Wednesday, November 24, 2004

Algiers family may file civil suit

FBI opens investigation into police shooting case


By MATT FURBER
Express Staff Writer

Siblings of Thomas P. Algiers, 46, who was slain by police May 16 at a campsite near the River Run Lodge in Ketchum, are in Idaho this week seeking answers to lingering questions about the death of their brother.

The family has filed a tort notice with the Blaine County recorder to reserve the right to file a civil suit. The claim on behalf of Algiers' heirs claims the right to seek damages in excess of $500,000.

If the county does not reply to the notice or seek a settlement, the Algiers family has two years to file a civil suit. The notice is addressed to the Blaine County Commissioners, the City of Ketchum and the City of Sun Valley. The filing has been turned over to ICRIMP, the county's insurance carrier.

The FBI also has begun an investigation into the case, said Kelly Kleinbachter, a Salt Lake City-based special agent handling media questions about the case.

Agent Andy Ramos, who specializes in civil rights and legal issues, will report to Assistant U.S. Attorney Wendy Olsen in Boise when he completes his review of the facts and police reports in the case.

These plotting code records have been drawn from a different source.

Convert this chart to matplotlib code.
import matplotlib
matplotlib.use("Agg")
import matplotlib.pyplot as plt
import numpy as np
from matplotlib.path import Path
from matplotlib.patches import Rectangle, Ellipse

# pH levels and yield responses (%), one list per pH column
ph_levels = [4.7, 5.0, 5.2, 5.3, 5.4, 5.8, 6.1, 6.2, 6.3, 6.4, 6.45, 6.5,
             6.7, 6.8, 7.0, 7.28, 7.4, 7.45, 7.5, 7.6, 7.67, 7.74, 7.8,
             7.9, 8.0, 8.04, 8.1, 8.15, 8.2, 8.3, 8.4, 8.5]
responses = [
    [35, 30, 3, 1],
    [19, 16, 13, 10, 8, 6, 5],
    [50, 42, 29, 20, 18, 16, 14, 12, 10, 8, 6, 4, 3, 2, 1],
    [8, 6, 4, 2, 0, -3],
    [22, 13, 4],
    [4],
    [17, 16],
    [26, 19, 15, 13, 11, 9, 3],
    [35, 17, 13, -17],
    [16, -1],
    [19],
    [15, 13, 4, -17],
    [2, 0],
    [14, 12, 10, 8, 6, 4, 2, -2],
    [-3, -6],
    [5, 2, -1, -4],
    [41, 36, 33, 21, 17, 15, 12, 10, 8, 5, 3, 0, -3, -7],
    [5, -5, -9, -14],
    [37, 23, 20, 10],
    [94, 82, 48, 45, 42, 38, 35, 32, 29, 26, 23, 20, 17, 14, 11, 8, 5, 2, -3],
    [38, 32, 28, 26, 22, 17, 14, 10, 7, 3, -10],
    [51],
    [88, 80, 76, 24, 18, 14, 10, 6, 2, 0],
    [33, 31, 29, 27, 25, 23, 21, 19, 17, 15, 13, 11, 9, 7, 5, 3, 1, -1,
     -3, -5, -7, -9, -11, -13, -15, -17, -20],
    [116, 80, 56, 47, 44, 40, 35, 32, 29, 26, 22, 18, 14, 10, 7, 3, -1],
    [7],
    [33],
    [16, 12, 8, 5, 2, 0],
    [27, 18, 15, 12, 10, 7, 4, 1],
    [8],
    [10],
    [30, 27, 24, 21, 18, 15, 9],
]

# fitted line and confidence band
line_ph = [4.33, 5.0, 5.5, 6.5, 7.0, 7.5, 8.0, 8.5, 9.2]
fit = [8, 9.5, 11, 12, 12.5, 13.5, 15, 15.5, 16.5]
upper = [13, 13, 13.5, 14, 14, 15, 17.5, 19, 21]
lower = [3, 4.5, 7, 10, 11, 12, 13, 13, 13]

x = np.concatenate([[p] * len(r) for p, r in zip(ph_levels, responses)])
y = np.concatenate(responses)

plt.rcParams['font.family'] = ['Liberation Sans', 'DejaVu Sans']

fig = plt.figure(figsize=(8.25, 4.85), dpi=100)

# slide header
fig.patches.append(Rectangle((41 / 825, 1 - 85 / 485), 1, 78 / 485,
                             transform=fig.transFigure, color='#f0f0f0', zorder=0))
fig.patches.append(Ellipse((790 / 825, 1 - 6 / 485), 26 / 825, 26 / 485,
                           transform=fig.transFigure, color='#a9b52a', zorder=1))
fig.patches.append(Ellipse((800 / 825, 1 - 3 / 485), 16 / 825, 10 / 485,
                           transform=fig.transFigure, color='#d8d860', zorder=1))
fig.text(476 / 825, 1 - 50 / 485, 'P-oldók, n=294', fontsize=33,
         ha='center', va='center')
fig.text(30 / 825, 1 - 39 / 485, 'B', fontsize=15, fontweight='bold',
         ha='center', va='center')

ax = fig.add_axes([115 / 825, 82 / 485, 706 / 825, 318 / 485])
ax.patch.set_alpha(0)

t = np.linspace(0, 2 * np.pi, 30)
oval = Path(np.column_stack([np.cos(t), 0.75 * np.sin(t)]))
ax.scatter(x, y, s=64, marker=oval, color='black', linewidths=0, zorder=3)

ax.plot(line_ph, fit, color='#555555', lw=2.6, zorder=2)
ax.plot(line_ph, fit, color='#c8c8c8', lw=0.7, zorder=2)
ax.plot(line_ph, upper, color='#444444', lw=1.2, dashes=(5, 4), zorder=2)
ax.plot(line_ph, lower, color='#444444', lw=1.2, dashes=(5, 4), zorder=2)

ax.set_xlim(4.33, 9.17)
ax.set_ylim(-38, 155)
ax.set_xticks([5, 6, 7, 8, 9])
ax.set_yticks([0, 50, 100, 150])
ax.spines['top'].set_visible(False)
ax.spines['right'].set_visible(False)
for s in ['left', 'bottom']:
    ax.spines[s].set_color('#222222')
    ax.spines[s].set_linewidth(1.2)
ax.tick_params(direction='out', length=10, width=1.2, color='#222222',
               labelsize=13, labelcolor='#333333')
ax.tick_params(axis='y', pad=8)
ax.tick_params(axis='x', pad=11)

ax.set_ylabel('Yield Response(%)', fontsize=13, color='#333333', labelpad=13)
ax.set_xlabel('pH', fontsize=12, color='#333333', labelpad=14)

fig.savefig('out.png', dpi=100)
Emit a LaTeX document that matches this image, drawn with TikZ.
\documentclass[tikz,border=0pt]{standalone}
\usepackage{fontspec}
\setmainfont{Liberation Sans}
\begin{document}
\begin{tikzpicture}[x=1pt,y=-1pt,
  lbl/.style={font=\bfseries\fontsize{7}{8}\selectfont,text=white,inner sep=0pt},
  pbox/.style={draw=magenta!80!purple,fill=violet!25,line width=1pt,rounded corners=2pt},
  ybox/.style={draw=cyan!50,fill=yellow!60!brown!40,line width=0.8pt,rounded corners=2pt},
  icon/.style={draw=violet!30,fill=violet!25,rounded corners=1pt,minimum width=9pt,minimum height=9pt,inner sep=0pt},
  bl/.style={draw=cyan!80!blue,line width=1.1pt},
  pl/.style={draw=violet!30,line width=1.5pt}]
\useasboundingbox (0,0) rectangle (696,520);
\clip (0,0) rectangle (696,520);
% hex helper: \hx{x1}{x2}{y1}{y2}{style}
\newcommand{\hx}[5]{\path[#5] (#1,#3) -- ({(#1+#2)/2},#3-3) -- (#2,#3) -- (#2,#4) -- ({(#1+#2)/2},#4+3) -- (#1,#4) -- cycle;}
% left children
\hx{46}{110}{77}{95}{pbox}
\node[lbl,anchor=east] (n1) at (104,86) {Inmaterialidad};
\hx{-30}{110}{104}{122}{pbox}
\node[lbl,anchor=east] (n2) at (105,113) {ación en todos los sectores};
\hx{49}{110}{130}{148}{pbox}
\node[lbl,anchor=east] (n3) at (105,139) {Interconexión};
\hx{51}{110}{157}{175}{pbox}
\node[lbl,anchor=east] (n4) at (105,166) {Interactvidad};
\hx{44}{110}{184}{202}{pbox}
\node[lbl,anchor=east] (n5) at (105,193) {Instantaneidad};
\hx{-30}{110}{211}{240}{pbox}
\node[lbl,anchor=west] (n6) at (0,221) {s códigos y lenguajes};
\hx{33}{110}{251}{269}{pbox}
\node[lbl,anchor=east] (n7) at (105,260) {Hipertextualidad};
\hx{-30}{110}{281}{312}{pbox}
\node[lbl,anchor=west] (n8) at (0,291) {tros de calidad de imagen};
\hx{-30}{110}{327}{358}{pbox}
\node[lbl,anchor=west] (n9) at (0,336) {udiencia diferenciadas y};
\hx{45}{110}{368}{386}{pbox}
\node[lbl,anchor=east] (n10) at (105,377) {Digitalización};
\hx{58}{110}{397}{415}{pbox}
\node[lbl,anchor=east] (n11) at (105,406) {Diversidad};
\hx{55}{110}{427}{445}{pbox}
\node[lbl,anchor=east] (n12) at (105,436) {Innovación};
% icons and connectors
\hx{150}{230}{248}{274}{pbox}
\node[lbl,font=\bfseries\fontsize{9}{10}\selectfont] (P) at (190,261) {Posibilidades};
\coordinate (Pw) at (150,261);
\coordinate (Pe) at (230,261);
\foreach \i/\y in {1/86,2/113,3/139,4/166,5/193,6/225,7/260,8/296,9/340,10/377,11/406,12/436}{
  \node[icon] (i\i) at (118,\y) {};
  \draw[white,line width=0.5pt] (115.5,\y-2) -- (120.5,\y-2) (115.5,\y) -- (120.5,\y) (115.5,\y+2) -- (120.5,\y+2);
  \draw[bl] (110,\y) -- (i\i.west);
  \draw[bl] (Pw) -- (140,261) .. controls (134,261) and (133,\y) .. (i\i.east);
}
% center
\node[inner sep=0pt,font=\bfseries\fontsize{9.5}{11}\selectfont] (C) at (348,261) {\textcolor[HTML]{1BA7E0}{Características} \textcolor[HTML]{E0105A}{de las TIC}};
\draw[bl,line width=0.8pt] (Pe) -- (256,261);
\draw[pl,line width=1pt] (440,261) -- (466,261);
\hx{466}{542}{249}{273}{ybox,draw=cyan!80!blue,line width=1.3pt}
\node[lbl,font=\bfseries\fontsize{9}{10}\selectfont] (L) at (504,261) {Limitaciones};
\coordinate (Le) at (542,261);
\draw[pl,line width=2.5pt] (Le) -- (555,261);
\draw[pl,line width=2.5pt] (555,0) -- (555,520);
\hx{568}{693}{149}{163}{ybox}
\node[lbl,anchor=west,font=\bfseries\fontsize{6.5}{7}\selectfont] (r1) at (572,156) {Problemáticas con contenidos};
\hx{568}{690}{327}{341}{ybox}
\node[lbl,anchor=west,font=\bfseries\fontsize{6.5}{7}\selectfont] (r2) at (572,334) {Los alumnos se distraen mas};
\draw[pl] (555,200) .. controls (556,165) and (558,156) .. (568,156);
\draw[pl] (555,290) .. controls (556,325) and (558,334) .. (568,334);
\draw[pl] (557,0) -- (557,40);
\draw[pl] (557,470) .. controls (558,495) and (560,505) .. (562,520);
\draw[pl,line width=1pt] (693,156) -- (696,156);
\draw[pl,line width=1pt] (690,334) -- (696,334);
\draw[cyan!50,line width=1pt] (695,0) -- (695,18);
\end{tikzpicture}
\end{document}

The Algiers case began with a 911 call from Daniel D. Hunt, 45, in the early morning hours of May 16. Hunt, from Wyoming, told police that he had defended himself against Algiers with a machete after being attacked by him at a campsite in the woods along the Big Wood River near the ski lodge. Blaine County Sheriff Walt Femling said when Algiers was found in the woods he refused to drop a knife that he was carrying. Femling said Algiers cornered two county deputies. Deputy Curtis Miller shot Algiers twice. Autopsy reports show that Algiers had been struck numerous times with a machete before he was shot.

Three days after the shooting, Hunt was arrested and held in the Blaine County jail awaiting a preliminary hearing on aggravated assault charges.

Two parallel investigations emerged from the events of May 16, one looking into the police shooting, and a second looking into Hunt's assault charges. Idaho Deputy Attorney General Jay Rosenthal led a coroner's inquest into the police shooting and also prosecuted Hunt.

Hunt was held for three months in the Blaine County jail before he was scheduled to stand trial for aggravated battery against Algiers. On Sept. 30 Hunt's defense attorney, Stephen Thompson reached an agreement with Rosenthal and entered a guilty plea on Hunt's behalf for misdemeanor assault. Hunt entered a guilty plea and was released.

The two-day coroner's inquest held in Hailey at the beginning of September reinforced a finding by the Magic Valley Critical Incident Task Force, an external multi-county team put together to investigate the shooting. Both bodies found that the shooting was justifiable homicide.

Rosenthal orchestrated the inquest, the first such hearing to be held in Blaine County. The inquest was intended to give the public an opportunity to see all the facts in the case, said Ada County Coroner Erwin Sonnenberg, who took over the coroner's investigation from Blaine County Coroner Russ Mikel due to a perceived conflict of interest for Mikel.

Two of Algiers' brothers, Peter and Charles Algiers, came to Idaho this week because they said they do not believe all the facts in the case were presented at the inquest. That belief is based largely on review of hundreds of pages of interviews, photographs, videotape and recorded interviews released this month by the Attorney General's office. The family is still awaiting receipt of some items from the investigations that have not been disclosed. Physical evidence is being kept by the Attorney General's Office.

Because Hunt never went to trial, a civil suit is the only remaining legal stage for the Algiers family to achieve their quest for full disclosure of the facts. Although the suit lists remunerative damages, money is not what the family is seeking, said Peter Algiers. Last month he began to post information related to the case on the Web site tomalgiers.net. The site includes links to autopsy photos of Algiers' body that were not presented at the inquest.

Peter Algiers said the family was particularly puzzled that an incident in Jackson Hole, Wyo., in 2003 in Hunt's criminal record was not brought out during the inquest. He said Hunt made similar claims of self-defense after he was arrested for aggravated assault and battery.

"The records that we have been able to obtain present a far different scenario from the one that was presented by the Idaho Attorney General's Deputy Jay Rosenthal," Algiers said Monday in an interview in Hailey. "We want five things: the truth about the events that occurred May 16, justice for Tom, an apology from those who have slandered him, that this incident will be used to educate law enforcement in what not to do with someone who has obviously been attacked and a permanent memorial in this area."

Peter and Charles Algiers sat for an interview with "Perspective" talk show host Gene Dallago Tuesday to talk about their concerns. Rosenthal was invited to come to the interview, but his office declined the invitation at the request of Blaine County, said Bob Cooper, spokesman for the Attorney General. The Blaine County Prosecutor's office did not return calls requesting comment on the tort filing.

Hunt's whereabouts are currently unknown.